Elected attorney general of the state and reporter of the decisions of the Tennessee supreme court, he served two terms, 1839-51. Removing to Nashville he won distinction by editing Reports of Cases in the Supreme Court of Tennessee, 1839 to 1851. Upon returning to regular practice, he was soon appointed United States district judge of the three districts of Tennessee, and commissioned March 26, 1853. Before and during his tenure as judge the opinions of the lower Federal courts were not officially published by the government, and private enterprise was not tempted to enter the field of law-reporting. There is therefore no gauge by which to measure the ability of the judges of those courts.
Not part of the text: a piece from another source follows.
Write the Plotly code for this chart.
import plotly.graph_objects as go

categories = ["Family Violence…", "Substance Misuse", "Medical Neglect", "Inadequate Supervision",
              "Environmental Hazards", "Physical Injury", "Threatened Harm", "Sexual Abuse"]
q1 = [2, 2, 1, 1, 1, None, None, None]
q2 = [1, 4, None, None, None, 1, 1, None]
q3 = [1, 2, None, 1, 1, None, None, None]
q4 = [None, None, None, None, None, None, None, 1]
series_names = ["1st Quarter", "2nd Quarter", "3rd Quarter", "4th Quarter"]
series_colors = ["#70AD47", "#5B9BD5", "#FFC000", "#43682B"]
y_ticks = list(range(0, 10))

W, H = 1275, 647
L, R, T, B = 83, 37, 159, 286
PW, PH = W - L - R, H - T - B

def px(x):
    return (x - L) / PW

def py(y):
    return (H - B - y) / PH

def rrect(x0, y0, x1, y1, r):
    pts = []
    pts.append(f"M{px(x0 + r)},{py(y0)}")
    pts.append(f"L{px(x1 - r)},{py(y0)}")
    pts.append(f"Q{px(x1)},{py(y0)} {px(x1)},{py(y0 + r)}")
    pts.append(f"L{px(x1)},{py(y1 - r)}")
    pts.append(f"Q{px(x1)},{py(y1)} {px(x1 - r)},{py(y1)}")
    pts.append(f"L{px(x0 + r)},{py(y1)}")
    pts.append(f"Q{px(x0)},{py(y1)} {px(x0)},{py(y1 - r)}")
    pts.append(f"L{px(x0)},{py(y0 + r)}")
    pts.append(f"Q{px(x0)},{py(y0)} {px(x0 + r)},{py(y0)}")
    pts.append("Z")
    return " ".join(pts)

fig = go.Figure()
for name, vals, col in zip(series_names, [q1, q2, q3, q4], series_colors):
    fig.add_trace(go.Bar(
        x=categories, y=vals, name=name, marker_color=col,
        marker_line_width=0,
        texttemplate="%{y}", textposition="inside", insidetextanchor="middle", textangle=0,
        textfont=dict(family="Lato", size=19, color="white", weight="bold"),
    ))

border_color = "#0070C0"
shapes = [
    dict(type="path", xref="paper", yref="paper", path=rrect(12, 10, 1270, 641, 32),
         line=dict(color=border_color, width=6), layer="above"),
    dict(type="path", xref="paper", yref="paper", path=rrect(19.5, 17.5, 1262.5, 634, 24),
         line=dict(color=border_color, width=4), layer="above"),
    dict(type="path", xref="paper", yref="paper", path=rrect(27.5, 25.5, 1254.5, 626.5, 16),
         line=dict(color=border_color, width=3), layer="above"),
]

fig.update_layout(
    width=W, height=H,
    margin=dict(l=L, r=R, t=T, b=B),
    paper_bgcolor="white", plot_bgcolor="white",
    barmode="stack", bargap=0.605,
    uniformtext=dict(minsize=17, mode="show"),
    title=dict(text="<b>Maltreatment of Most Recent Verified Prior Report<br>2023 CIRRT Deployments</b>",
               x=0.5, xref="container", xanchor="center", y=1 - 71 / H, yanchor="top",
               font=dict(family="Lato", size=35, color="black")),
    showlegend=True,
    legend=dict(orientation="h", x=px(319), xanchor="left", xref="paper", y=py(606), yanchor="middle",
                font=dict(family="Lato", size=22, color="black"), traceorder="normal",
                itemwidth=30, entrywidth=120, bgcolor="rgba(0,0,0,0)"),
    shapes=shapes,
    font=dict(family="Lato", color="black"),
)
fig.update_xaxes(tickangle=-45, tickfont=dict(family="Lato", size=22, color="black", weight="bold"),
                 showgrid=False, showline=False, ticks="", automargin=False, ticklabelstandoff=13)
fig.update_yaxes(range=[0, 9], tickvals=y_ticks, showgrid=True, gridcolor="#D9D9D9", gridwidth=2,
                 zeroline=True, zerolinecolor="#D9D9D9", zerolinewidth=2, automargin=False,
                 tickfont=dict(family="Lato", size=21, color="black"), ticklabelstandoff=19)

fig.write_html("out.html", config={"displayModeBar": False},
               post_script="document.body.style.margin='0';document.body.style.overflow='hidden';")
Humphreys, however, gave satisfactory service on the bench.
When the Civil War was approaching he advocated the right of secession; and upon Tennessee's entering into a compact with the Confederate States of America he accepted in 1862 a commission from that government for the district judgeship of Tennessee, and held the courts. He was impeached as a Federal judge by the lower house of Congress and tried upon seven articles by the Senate. Not appearing or pleading, he was found guilty and disqualified to hold any office under the Federal government, June 26, 1862. On the crucial article of impeachment--that he had acted as a judge of the Confederacy – the vote was thirty-six "guilty, " only Senator Grimes voting "not guilty. " On the charge that he had as a judge decreed confiscation of the property of Andrew Johnson, military governor, and John Catron, justice of the Supreme Court of the United States, he was found not guilty by a vote of twelve to twenty-four. At the end of the war Judge Humphreys returned to the bar, but not to an active practice.
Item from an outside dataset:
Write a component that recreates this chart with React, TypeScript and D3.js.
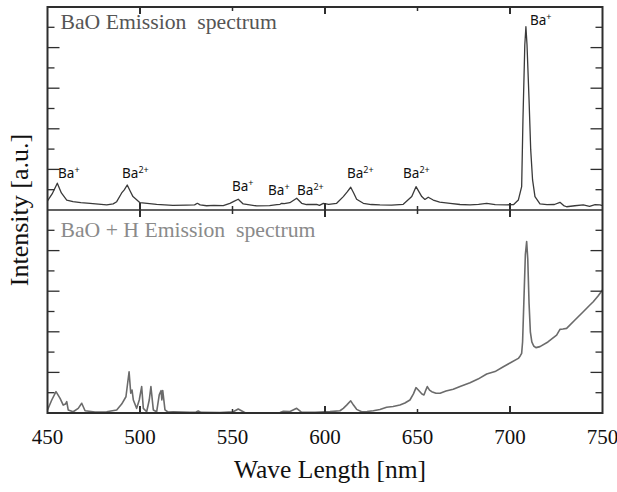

He was an independent thinker. This is evident from his advocacy of prohibition of the liquor traffic. He published Suggestions on the Subject of Bank Charters (1859), Some Suggestions on the Subject of Monopolies and Special Charters (1859), and An Address on the Use of Alcoholic Liquors and Its Consequences (1879). His death occurred at the residence of his son-in-law, near Nashville.
Achievements
He is known as a United States district court judge and a judge of the Confederate States of America.